Set task:
Restate exactly the lines that run from the start of the records below to the line containing "from bokeh.resources import INLINE", counting both ends, and nothing else; pictures stay out.

Some records:
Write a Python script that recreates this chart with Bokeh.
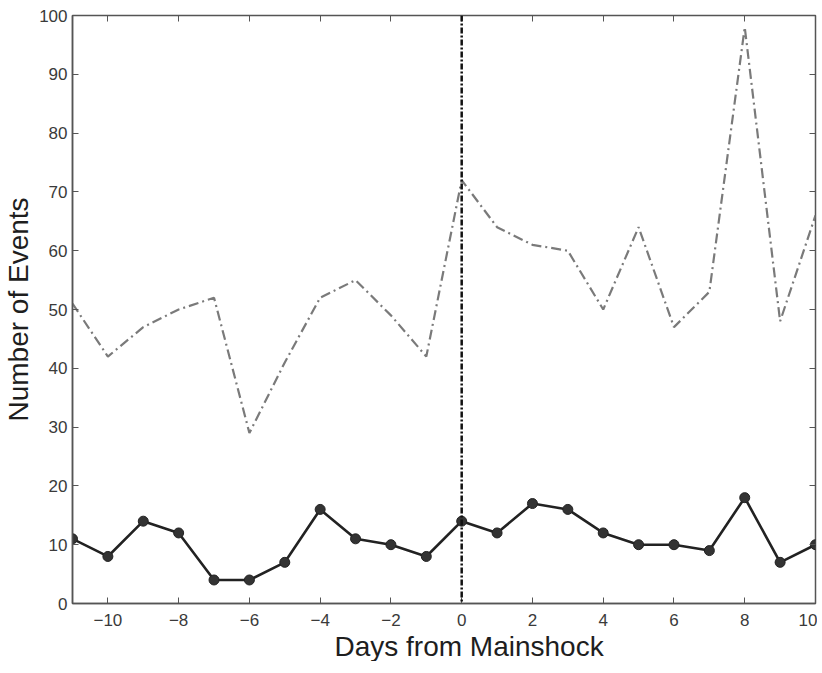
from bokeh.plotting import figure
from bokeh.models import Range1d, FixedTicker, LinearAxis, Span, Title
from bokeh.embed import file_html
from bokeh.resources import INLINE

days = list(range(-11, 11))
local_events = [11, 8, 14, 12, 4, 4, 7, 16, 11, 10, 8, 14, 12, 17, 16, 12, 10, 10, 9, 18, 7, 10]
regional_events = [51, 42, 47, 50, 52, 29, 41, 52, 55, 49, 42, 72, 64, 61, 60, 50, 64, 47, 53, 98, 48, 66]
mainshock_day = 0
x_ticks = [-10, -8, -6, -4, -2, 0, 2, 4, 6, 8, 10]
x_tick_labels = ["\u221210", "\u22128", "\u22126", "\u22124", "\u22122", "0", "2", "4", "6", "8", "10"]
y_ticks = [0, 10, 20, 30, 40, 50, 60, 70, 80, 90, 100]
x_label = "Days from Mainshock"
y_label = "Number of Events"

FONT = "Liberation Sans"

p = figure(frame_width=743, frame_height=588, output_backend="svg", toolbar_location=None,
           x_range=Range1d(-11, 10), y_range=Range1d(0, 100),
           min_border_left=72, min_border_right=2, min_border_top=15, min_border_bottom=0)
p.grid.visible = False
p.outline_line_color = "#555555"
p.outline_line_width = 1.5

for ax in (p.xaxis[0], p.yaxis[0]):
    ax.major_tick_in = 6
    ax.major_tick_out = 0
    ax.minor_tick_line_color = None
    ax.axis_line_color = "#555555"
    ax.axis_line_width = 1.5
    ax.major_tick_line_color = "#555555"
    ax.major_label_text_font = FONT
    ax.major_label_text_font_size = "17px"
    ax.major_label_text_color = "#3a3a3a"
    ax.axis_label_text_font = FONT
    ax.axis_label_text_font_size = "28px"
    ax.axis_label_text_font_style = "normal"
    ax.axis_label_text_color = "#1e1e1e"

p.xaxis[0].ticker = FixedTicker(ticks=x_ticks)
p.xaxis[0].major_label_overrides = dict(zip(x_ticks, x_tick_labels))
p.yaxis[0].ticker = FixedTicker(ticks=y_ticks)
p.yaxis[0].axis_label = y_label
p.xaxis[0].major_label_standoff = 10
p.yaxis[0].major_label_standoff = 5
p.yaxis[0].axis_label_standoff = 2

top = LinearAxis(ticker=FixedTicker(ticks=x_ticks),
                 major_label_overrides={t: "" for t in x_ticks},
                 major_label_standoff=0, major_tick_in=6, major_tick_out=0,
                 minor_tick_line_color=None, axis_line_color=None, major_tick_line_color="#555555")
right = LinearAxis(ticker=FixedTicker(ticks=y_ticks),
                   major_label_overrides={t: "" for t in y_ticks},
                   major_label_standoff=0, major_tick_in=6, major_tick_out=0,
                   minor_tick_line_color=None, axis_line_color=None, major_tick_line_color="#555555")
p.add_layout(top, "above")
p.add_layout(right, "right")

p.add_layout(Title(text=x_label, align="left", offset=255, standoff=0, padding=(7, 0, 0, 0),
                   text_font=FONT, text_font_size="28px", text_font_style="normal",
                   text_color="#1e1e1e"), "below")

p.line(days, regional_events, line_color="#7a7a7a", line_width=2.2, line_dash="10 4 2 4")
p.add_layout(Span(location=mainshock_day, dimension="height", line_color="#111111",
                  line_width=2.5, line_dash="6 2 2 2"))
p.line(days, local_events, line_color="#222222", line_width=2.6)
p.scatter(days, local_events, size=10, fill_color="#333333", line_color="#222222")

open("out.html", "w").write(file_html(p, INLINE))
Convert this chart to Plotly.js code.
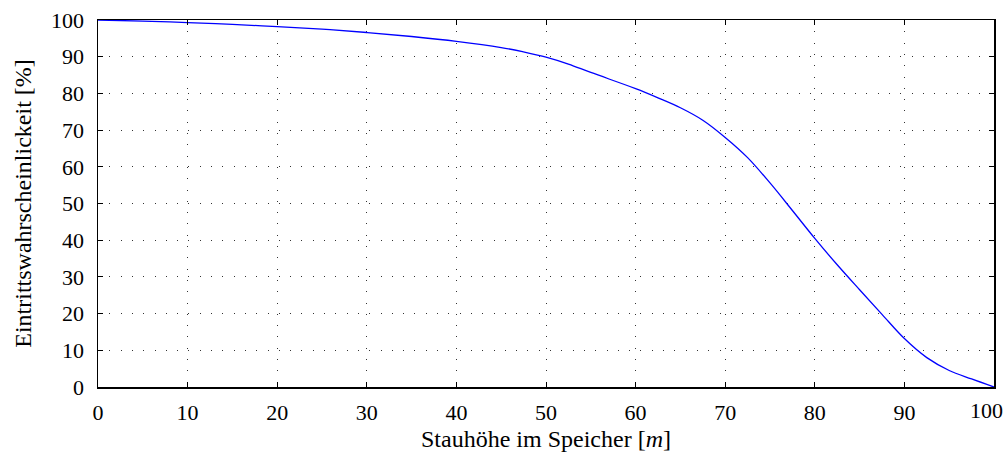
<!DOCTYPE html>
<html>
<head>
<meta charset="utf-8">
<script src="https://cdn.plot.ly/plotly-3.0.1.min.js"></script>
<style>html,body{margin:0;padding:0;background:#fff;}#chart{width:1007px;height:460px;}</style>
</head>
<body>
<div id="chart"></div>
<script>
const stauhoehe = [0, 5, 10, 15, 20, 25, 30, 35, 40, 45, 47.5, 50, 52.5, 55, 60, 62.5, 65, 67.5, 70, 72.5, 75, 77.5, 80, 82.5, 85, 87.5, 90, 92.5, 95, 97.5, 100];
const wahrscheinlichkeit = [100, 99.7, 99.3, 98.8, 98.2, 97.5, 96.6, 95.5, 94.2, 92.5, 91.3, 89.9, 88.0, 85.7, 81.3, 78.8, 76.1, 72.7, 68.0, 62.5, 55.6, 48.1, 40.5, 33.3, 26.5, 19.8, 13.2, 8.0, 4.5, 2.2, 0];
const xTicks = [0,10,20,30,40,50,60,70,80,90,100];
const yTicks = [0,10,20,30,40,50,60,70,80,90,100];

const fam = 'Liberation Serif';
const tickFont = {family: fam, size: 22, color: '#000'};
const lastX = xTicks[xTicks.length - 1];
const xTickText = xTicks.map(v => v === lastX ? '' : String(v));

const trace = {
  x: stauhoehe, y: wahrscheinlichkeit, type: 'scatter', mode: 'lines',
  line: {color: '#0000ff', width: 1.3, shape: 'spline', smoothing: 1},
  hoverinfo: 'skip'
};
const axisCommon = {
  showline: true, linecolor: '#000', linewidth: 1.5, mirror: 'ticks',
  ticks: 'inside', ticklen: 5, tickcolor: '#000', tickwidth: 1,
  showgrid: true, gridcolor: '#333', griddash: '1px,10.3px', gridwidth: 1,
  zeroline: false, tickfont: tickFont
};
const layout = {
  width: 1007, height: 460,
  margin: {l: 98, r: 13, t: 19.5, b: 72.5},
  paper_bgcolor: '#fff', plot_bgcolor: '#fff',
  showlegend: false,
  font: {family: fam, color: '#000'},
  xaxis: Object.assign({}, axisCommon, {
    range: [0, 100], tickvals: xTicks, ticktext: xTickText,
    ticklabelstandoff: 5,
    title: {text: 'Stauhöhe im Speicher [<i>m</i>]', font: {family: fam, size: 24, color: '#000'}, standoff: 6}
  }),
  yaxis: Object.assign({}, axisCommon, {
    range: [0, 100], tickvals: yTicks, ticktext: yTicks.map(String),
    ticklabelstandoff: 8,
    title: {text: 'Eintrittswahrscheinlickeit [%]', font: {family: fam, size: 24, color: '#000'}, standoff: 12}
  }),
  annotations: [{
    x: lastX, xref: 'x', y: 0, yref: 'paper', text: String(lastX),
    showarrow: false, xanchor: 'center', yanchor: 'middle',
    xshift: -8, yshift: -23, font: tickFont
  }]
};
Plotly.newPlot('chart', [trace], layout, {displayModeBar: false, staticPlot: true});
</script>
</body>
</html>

Answer for the task:
Write a Python script that recreates this chart with Bokeh.
from bokeh.plotting import figure
from bokeh.models import Range1d, FixedTicker, LinearAxis, Span, Title
from bokeh.embed import file_html
from bokeh.resources import INLINE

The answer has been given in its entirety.